**SUPPLIED DATA**:
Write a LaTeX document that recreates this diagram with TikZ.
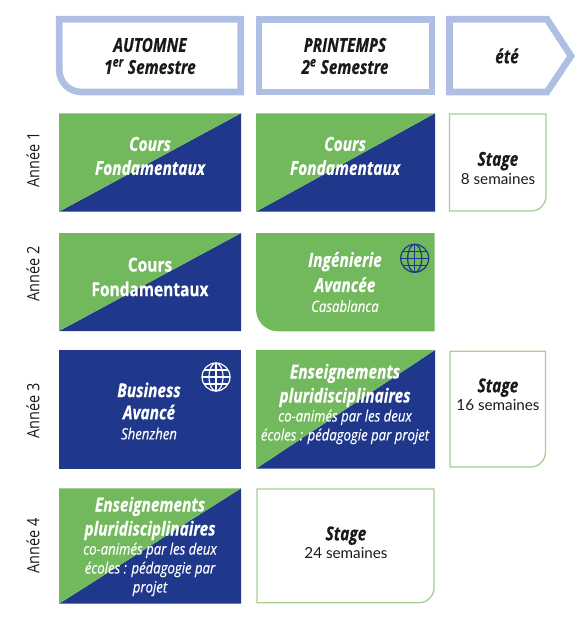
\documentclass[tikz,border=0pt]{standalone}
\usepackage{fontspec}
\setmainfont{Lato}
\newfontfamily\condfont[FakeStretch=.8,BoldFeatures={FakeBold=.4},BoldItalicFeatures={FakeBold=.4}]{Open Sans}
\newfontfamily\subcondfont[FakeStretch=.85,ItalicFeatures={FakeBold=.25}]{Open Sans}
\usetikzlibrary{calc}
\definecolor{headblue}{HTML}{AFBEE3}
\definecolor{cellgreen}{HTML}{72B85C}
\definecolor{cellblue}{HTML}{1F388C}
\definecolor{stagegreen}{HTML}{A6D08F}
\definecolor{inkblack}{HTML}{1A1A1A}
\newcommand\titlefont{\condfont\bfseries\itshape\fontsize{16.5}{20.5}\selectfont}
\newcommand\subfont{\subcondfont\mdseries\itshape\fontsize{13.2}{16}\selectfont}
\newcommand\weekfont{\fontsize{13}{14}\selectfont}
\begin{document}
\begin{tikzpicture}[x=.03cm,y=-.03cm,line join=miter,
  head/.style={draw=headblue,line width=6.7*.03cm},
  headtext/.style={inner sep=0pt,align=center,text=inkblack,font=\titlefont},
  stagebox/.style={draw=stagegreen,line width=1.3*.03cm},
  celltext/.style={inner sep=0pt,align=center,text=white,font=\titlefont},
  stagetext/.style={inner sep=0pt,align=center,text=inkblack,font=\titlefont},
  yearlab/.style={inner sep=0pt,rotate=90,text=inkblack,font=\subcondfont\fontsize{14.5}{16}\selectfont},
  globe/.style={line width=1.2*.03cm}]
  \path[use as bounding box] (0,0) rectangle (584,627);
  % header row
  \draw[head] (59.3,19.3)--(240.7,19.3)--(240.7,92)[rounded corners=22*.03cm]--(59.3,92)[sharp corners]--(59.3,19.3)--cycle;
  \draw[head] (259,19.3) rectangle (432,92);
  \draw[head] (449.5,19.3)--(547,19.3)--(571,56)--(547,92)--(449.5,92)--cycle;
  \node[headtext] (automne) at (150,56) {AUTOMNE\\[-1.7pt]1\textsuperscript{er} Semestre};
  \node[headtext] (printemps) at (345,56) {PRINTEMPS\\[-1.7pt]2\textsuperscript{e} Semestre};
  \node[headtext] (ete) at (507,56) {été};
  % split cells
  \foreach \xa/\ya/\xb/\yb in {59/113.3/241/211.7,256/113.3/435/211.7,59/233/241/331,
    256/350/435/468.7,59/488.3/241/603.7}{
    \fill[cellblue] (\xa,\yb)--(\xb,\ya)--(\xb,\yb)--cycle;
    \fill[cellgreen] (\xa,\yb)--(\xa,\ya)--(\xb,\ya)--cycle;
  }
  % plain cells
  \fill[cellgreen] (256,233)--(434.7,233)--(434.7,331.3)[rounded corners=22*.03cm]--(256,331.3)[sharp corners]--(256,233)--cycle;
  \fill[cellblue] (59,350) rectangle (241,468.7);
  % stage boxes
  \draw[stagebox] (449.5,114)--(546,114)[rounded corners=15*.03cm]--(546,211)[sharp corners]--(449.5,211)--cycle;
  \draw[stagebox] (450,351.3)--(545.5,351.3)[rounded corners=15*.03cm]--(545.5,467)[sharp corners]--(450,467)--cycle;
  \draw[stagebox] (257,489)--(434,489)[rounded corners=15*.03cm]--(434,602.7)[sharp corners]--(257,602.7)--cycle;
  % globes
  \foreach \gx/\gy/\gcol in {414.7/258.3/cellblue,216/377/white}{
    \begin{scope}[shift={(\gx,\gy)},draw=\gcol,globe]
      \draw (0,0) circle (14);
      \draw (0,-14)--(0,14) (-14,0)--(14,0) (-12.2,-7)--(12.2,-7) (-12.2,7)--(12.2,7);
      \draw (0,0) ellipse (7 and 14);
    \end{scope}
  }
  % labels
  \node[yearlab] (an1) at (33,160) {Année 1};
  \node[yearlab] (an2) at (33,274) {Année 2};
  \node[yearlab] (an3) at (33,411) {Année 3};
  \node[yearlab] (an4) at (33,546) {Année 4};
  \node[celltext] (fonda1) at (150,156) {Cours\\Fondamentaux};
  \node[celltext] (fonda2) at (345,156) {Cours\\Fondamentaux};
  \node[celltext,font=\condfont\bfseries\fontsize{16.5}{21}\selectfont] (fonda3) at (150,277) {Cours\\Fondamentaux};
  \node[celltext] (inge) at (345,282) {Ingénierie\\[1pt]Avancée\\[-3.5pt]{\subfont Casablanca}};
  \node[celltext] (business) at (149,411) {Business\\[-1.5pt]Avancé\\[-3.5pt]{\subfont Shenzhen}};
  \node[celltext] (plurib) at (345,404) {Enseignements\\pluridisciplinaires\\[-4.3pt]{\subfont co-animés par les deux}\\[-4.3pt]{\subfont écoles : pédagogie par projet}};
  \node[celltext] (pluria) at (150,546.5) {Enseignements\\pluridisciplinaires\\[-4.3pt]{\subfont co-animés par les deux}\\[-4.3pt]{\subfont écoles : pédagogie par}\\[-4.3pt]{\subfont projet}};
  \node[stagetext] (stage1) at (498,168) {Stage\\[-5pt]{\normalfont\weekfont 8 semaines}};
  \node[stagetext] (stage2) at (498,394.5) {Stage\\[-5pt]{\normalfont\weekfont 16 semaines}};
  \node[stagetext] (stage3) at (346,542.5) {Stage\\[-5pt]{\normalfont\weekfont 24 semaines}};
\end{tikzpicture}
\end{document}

**BRIEF**:
Word for word, quote the lines above. Omit the pictures.

**THE SOLUTION**:
Write a LaTeX document that recreates this diagram with TikZ.
\documentclass[tikz,border=0pt]{standalone}
\usepackage{fontspec}
\setmainfont{Lato}
\newfontfamily\condfont[FakeStretch=.8,BoldFeatures={FakeBold=.4},BoldItalicFeatures={FakeBold=.4}]{Open Sans}
\newfontfamily\subcondfont[FakeStretch=.85,ItalicFeatures={FakeBold=.25}]{Open Sans}
\usetikzlibrary{calc}
\definecolor{headblue}{HTML}{AFBEE3}
\definecolor{cellgreen}{HTML}{72B85C}
\definecolor{cellblue}{HTML}{1F388C}
\definecolor{stagegreen}{HTML}{A6D08F}
\definecolor{inkblack}{HTML}{1A1A1A}
\newcommand\titlefont{\condfont\bfseries\itshape\fontsize{16.5}{20.5}\selectfont}
\newcommand\subfont{\subcondfont\mdseries\itshape\fontsize{13.2}{16}\selectfont}
\newcommand\weekfont{\fontsize{13}{14}\selectfont}
\begin{document}
\begin{tikzpicture}[x=.03cm,y=-.03cm,line join=miter,
  head/.style={draw=headblue,line width=6.7*.03cm},
  headtext/.style={inner sep=0pt,align=center,text=inkblack,font=\titlefont},
  stagebox/.style={draw=stagegreen,line width=1.3*.03cm},
  celltext/.style={inner sep=0pt,align=center,text=white,font=\titlefont},
  stagetext/.style={inner sep=0pt,align=center,text=inkblack,font=\titlefont},
  yearlab/.style={inner sep=0pt,rotate=90,text=inkblack,font=\subcondfont\fontsize{14.5}{16}\selectfont},
  globe/.style={line width=1.2*.03cm}]
  \path[use as bounding box] (0,0) rectangle (584,627);
  % header row
  \draw[head] (59.3,19.3)--(240.7,19.3)--(240.7,92)[rounded corners=22*.03cm]--(59.3,92)[sharp corners]--(59.3,19.3)--cycle;
  \draw[head] (259,19.3) rectangle (432,92);
  \draw[head] (449.5,19.3)--(547,19.3)--(571,56)--(547,92)--(449.5,92)--cycle;
  \node[headtext] (automne) at (150,56) {AUTOMNE\\[-1.7pt]1\textsuperscript{er} Semestre};
  \node[headtext] (printemps) at (345,56) {PRINTEMPS\\[-1.7pt]2\textsuperscript{e} Semestre};
  \node[headtext] (ete) at (507,56) {été};
  % split cells
  \foreach \xa/\ya/\xb/\yb in {59/113.3/241/211.7,256/113.3/435/211.7,59/233/241/331,
    256/350/435/468.7,59/488.3/241/603.7}{
    \fill[cellblue] (\xa,\yb)--(\xb,\ya)--(\xb,\yb)--cycle;
    \fill[cellgreen] (\xa,\yb)--(\xa,\ya)--(\xb,\ya)--cycle;
  }
  % plain cells
  \fill[cellgreen] (256,233)--(434.7,233)--(434.7,331.3)[rounded corners=22*.03cm]--(256,331.3)[sharp corners]--(256,233)--cycle;
  \fill[cellblue] (59,350) rectangle (241,468.7);
  % stage boxes
  \draw[stagebox] (449.5,114)--(546,114)[rounded corners=15*.03cm]--(546,211)[sharp corners]--(449.5,211)--cycle;
  \draw[stagebox] (450,351.3)--(545.5,351.3)[rounded corners=15*.03cm]--(545.5,467)[sharp corners]--(450,467)--cycle;
  \draw[stagebox] (257,489)--(434,489)[rounded corners=15*.03cm]--(434,602.7)[sharp corners]--(257,602.7)--cycle;
  % globes
  \foreach \gx/\gy/\gcol in {414.7/258.3/cellblue,216/377/white}{
    \begin{scope}[shift={(\gx,\gy)},draw=\gcol,globe]
      \draw (0,0) circle (14);
      \draw (0,-14)--(0,14) (-14,0)--(14,0) (-12.2,-7)--(12.2,-7) (-12.2,7)--(12.2,7);
      \draw (0,0) ellipse (7 and 14);
    \end{scope}
  }
  % labels
  \node[yearlab] (an1) at (33,160) {Année 1};
  \node[yearlab] (an2) at (33,274) {Année 2};
  \node[yearlab] (an3) at (33,411) {Année 3};
  \node[yearlab] (an4) at (33,546) {Année 4};
  \node[celltext] (fonda1) at (150,156) {Cours\\Fondamentaux};
  \node[celltext] (fonda2) at (345,156) {Cours\\Fondamentaux};
  \node[celltext,font=\condfont\bfseries\fontsize{16.5}{21}\selectfont] (fonda3) at (150,277) {Cours\\Fondamentaux};
  \node[celltext] (inge) at (345,282) {Ingénierie\\[1pt]Avancée\\[-3.5pt]{\subfont Casablanca}};
  \node[celltext] (business) at (149,411) {Business\\[-1.5pt]Avancé\\[-3.5pt]{\subfont Shenzhen}};
  \node[celltext] (plurib) at (345,404) {Enseignements\\pluridisciplinaires\\[-4.3pt]{\subfont co-animés par les deux}\\[-4.3pt]{\subfont écoles : pédagogie par projet}};
  \node[celltext] (pluria) at (150,546.5) {Enseignements\\pluridisciplinaires\\[-4.3pt]{\subfont co-animés par les deux}\\[-4.3pt]{\subfont écoles : pédagogie par}\\[-4.3pt]{\subfont projet}};
  \node[stagetext] (stage1) at (498,168) {Stage\\[-5pt]{\normalfont\weekfont 8 semaines}};
  \node[stagetext] (stage2) at (498,394.5) {Stage\\[-5pt]{\normalfont\weekfont 16 semaines}};
  \node[stagetext] (stage3) at (346,542.5) {Stage\\[-5pt]{\normalfont\weekfont 24 semaines}};
\end{tikzpicture}
\end{document}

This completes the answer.